Since early February, EUR/CAD has been trading in a downtrend below the 50-day and 200-day exponential moving averages. Euro buyers are about to erase all the losses from the previous downswing from May 10 to May 17, as rising momentum has allowed them to penetrate the falling trendline and attack the 50-day EMA after hitting a seven-year low of 1.33885 for the second time.
Once they regain the May peak at 1.376676, the double bottom pattern will be complete. Even if prices consolidate at this level for a short time, as long as bulls stay above the 50-day EMA, they will remain hopeful of a bullish reversal.
A decisive penetration above the 1.37676 can pave the way toward the next resistance level, estimated at 127.2% Fibonacci level around the 1.38707 mark. Persisting positive momentum can be mirrored in overcoming this barrier which may send the price towards the 1.400 psychological level aligning with the 161.8% extension of the previous down-swing.

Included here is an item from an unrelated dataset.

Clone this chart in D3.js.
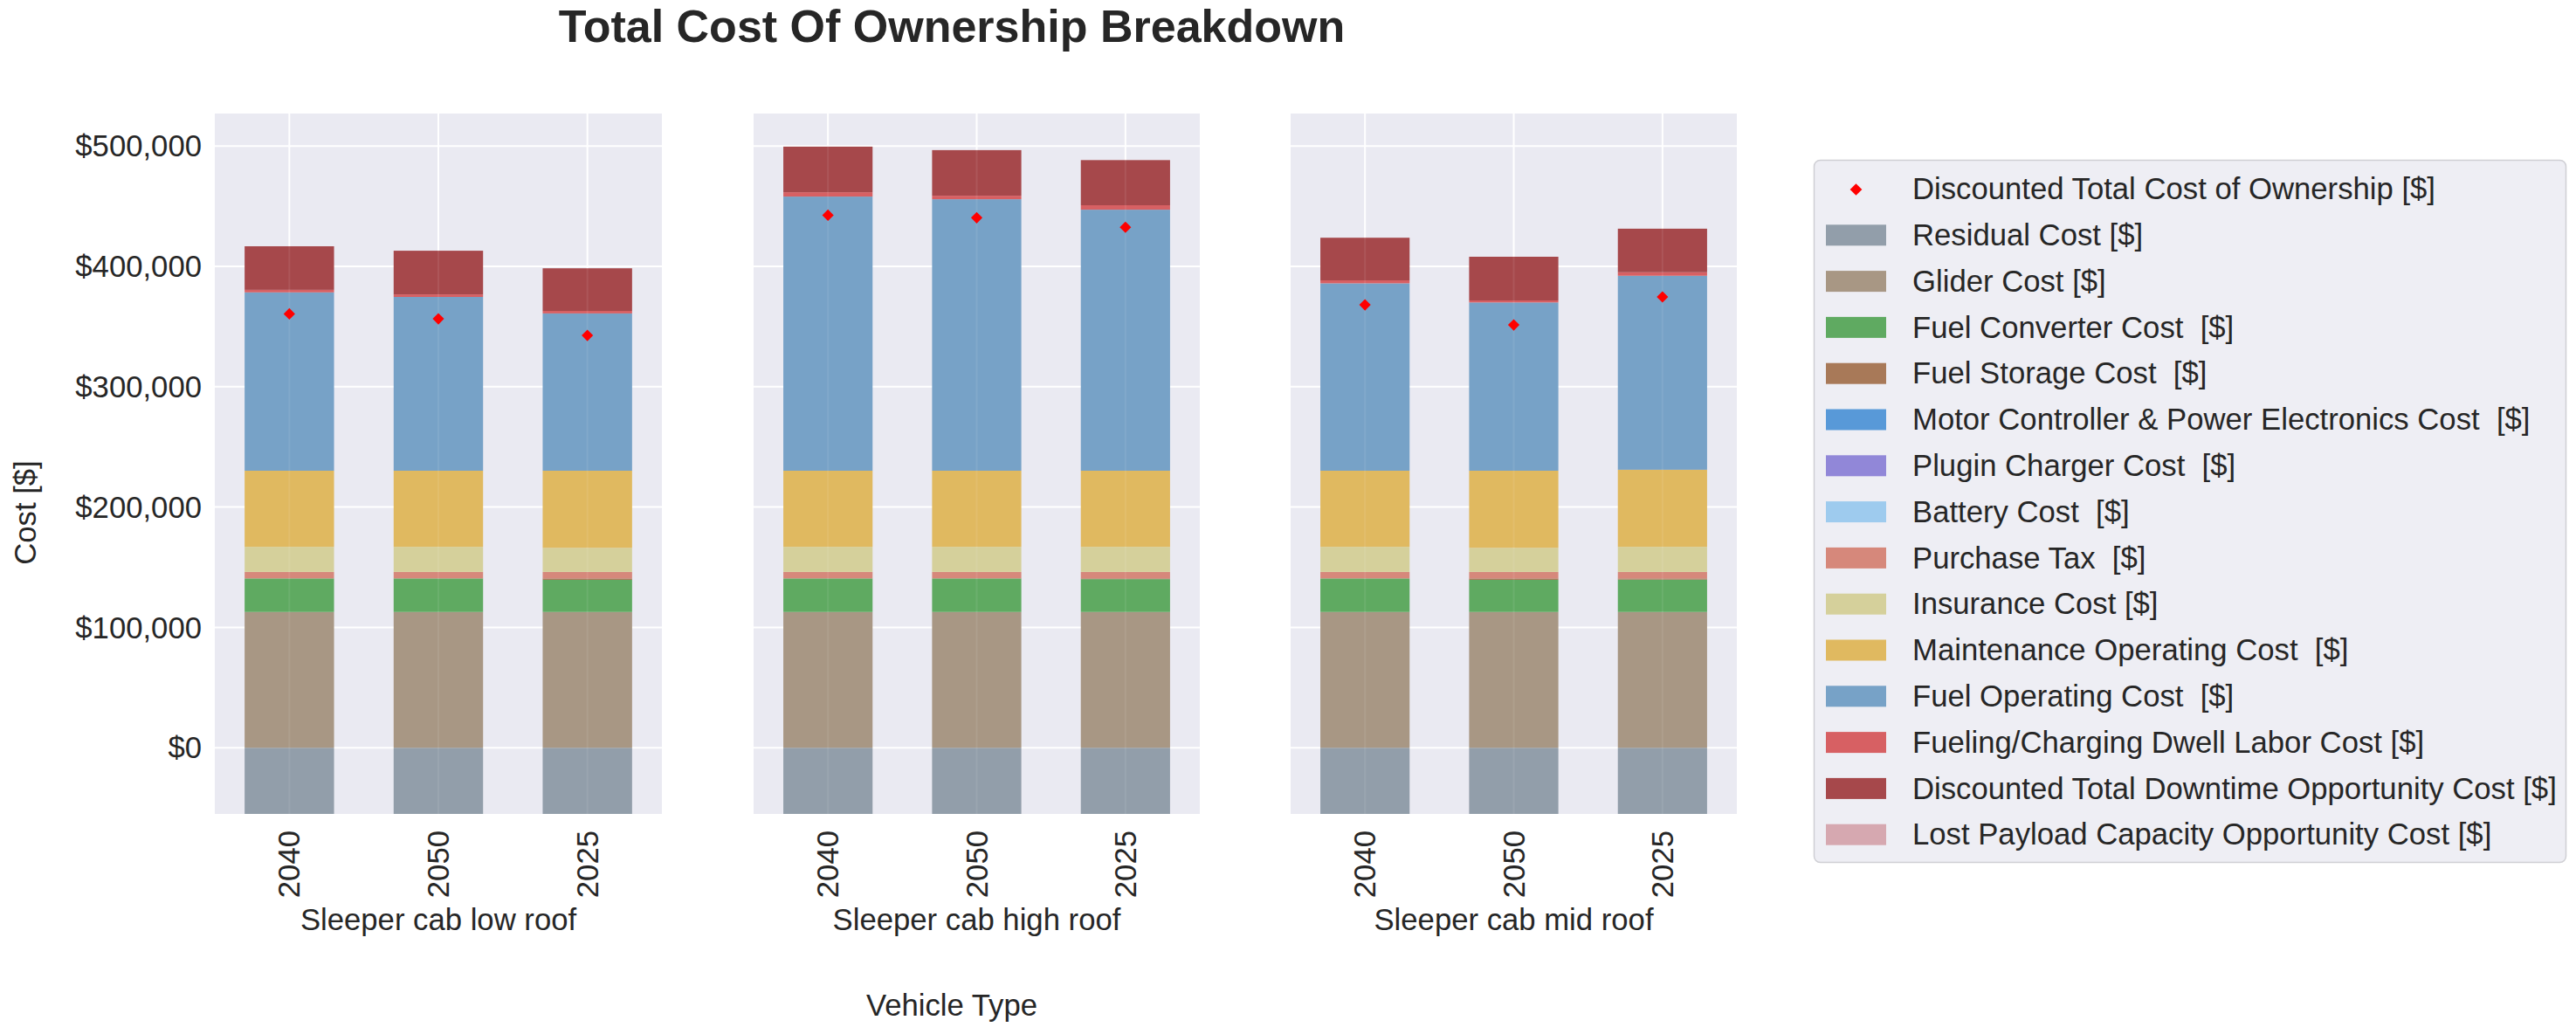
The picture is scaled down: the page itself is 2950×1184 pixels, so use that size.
<!DOCTYPE html>
<html><head><meta charset="utf-8">
<script src="https://cdn.jsdelivr.net/npm/d3@7"></script>
<style>body{margin:0;background:#fff}text{font-family:"Liberation Sans",Arial,sans-serif;fill:#262626;white-space:pre}</style>
</head><body><svg id="c" width="2950" height="1184"></svg>
<script>
const vehicleTypes = ["Sleeper cab low roof", "Sleeper cab high roof", "Sleeper cab mid roof"];
const years = ["2040", "2050", "2025"];
const yTicks = [0, 100000, 200000, 300000, 400000, 500000];
// values ordered: low(2040,2050,2025), high(2040,2050,2025), mid(2040,2050,2025)
const residualCost   = [-60000,-60000,-60000,-60000,-60000,-60000,-60000,-60000,-60000];
const gliderCost     = [112800,112800,112800,112800,112800,112800,112800,112800,112800];
const fuelConverter  = [27900,27900,26700,27900,27900,27300,27900,26700,26900];
const fuelStorage    = [0,0,1200,0,0,600,0,1200,1000];
const motorCtrl      = [0,0,0,0,0,0,0,0,0];
const pluginCharger  = [0,0,0,0,0,0,0,0,0];
const batteryCost    = [0,0,0,0,0,0,0,0,0];
const purchaseTax    = [5400,5400,5400,5400,5400,5400,5400,5400,5400];
const insuranceCost  = [20800,20800,20000,20800,20800,20800,20800,20000,20800];
const maintenanceCost= [63300,63300,64100,63300,63300,63300,63300,64100,64100];
const fuelOperating  = [148200,144400,130700,227800,225600,216900,155700,139800,161200];
const dwellLabor     = [2100,2100,2100,3600,2900,3700,2500,1700,2900];
const downtimeCost   = [36200,36300,35400,37900,37900,37500,35400,36300,36200];
const lostPayload    = [0,0,0,0,0,0,0,0,0];
const discountedTCO  = [360500,356400,342600,442500,440400,432500,368000,351300,374600];

const seriesNames = ["Residual Cost [$]","Glider Cost [$]","Fuel Converter Cost  [$]","Fuel Storage Cost  [$]",
 "Motor Controller & Power Electronics Cost  [$]","Plugin Charger Cost  [$]","Battery Cost  [$]","Purchase Tax  [$]",
 "Insurance Cost [$]","Maintenance Operating Cost  [$]","Fuel Operating Cost  [$]","Fueling/Charging Dwell Labor Cost [$]",
 "Discounted Total Downtime Opportunity Cost [$]","Lost Payload Capacity Opportunity Cost [$]"];
const seriesValues = [residualCost,gliderCost,fuelConverter,fuelStorage,motorCtrl,pluginCharger,batteryCost,purchaseTax,
 insuranceCost,maintenanceCost,fuelOperating,dwellLabor,downtimeCost,lostPayload];
const seriesColors = ["#929eaa","#a89784","#5faa61","#a87958","#5899d8","#9187d8","#9ecbee","#d6887b",
 "#d5d09b","#e0b960","#77a2c7","#d76063","#a6484b","#d6a8b0"];

const FS = 34.7;
const svg = d3.select("#c");
const panelX = [[246,758],[863,1374],[1478,1989]];
const plotTop = 130, plotBottom = 932;
const y = d3.scaleLinear().domain([-55000, 527000]).range([plotBottom, plotTop]);

svg.append("defs").selectAll("clipPath").data(panelX).join("clipPath")
  .attr("id",(d,i)=>"clip"+i).append("rect")
  .attr("x",d=>d[0]).attr("y",plotTop).attr("width",d=>d[1]-d[0]).attr("height",plotBottom-plotTop);

vehicleTypes.forEach((vt, p) => {
  const [x0, x1] = panelX[p];
  const x = d3.scaleBand().domain(years).range([x0, x1]);
  const bw = x.bandwidth() * 0.6;
  const g = svg.append("g");
  g.append("rect").attr("x",x0).attr("y",plotTop).attr("width",x1-x0).attr("height",plotBottom-plotTop).attr("fill","#eaeaf2");
  g.selectAll(".hy").data(yTicks).join("line").attr("x1",x0).attr("x2",x1)
   .attr("y1",d=>y(d)).attr("y2",d=>y(d)).attr("stroke","#fff").attr("stroke-width",2);
  g.selectAll(".vx").data(years).join("line").attr("x1",d=>x(d)+x.bandwidth()/2).attr("x2",d=>x(d)+x.bandwidth()/2)
   .attr("y1",plotTop).attr("y2",plotBottom).attr("stroke","#fff").attr("stroke-width",2);
  const rows = years.map((yr, j) => {
    const r = {year: yr};
    seriesNames.forEach((s, k) => r[s] = seriesValues[k][p*3 + j]);
    return r;
  });
  const stack = d3.stack().keys(seriesNames).offset(d3.stackOffsetDiverging)(rows);
  const bars = g.append("g").attr("clip-path", `url(#clip${p})`);
  stack.forEach((layer, k) => {
    bars.selectAll(null).data(layer).join("rect")
      .attr("x", d => x(d.data.year) + x.bandwidth()/2 - bw/2)
      .attr("width", bw)
      .attr("y", d => y(Math.max(d[0], d[1])))
      .attr("height", d => Math.abs(y(d[0]) - y(d[1])))
      .attr("fill", seriesColors[k]);
  });
  bars.selectAll(".vx2").data(years).join("line").attr("x1",d=>x(d)+x.bandwidth()/2).attr("x2",d=>x(d)+x.bandwidth()/2)
   .attr("y1",plotTop).attr("y2",plotBottom).attr("stroke","#fff").attr("stroke-opacity",0.08).attr("stroke-width",2);
  g.selectAll(".tco").data(years).join("path")
    .attr("d", d3.symbol(d3.symbolDiamond2, 110))
    .attr("transform", (d, j) => `translate(${x(d)+x.bandwidth()/2},${y(discountedTCO[p*3+j])})`)
    .attr("fill", "#ff0000");
  g.selectAll(".xt").data(years).join("text")
    .attr("transform", d => `translate(${x(d)+x.bandwidth()/2},${plotBottom+19}) rotate(-90)`)
    .attr("text-anchor","end").attr("dy","0.35em").attr("font-size",FS).text(d=>d);
  g.append("text").attr("x",(x0+x1)/2).attr("y",1065).attr("text-anchor","middle").attr("font-size",FS).text(vt);
  if (p === 0) {
    g.selectAll(".yt").data(yTicks).join("text")
      .attr("x", x0 - 15).attr("y", d => y(d)).attr("dy","0.35em").attr("text-anchor","end")
      .attr("font-size",FS).text(d => "$" + d3.format(",")(d));
  }
});

svg.append("text").attr("x",1090).attr("y",48).attr("text-anchor","middle").attr("font-size",52)
  .attr("font-weight","bold").text("Total Cost Of Ownership Breakdown");
svg.append("text").attr("x",1090).attr("y",1163).attr("text-anchor","middle").attr("font-size",FS).text("Vehicle Type");
svg.append("text").attr("transform","translate(41,587) rotate(-90)").attr("text-anchor","middle").attr("font-size",FS).text("Cost [$]");

const lg = svg.append("g");
lg.append("rect").attr("x",2077.5).attr("y",183.5).attr("width",861).attr("height",804).attr("rx",7)
  .attr("fill","#eeeef4").attr("stroke","#cfcfd4").attr("stroke-width",1.5);
const legendItems = [{name:"Discounted Total Cost of Ownership [$]", type:"marker"}]
  .concat(seriesNames.map((n,k)=>({name:n, type:"bar", color:seriesColors[k]})));
const rowY = i => 216 + 52.8*i;
legendItems.forEach((it,i)=>{
  if (it.type === "marker") {
    lg.append("path").attr("d", d3.symbol(d3.symbolDiamond2, 120))
      .attr("transform",`translate(2125.5,${rowY(i)+1})`).attr("fill","#ff0000");
  } else {
    lg.append("rect").attr("x",2091).attr("y",rowY(i)-11.5).attr("width",69).attr("height",24).attr("fill",it.color);
  }
  lg.append("text").attr("x",2190).attr("y",rowY(i)).attr("dy","0.35em").attr("font-size",FS).text(it.name);
});
</script></body></html>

Alternatively, should the 50-EMA halt the rally, sellers find the chance to drag the price down to the broken trendline around 1.36228. a sustained move below this hurdle can put the seven-year lows around 1.33885 in the spotlight. A clear break below this crucial support triggers a bearish signal to resume the prior downtrend.
Momentum oscillators suggest negative bias is waning. The RSI has climbed from the oversold area to the border of buying region. Momentum is also trending up above the 100-threshold. Likewise, negative MACD bars are shrinking above the signal line and may soon reach the zero level. These three oscillators have also shown a clear divergence from the price.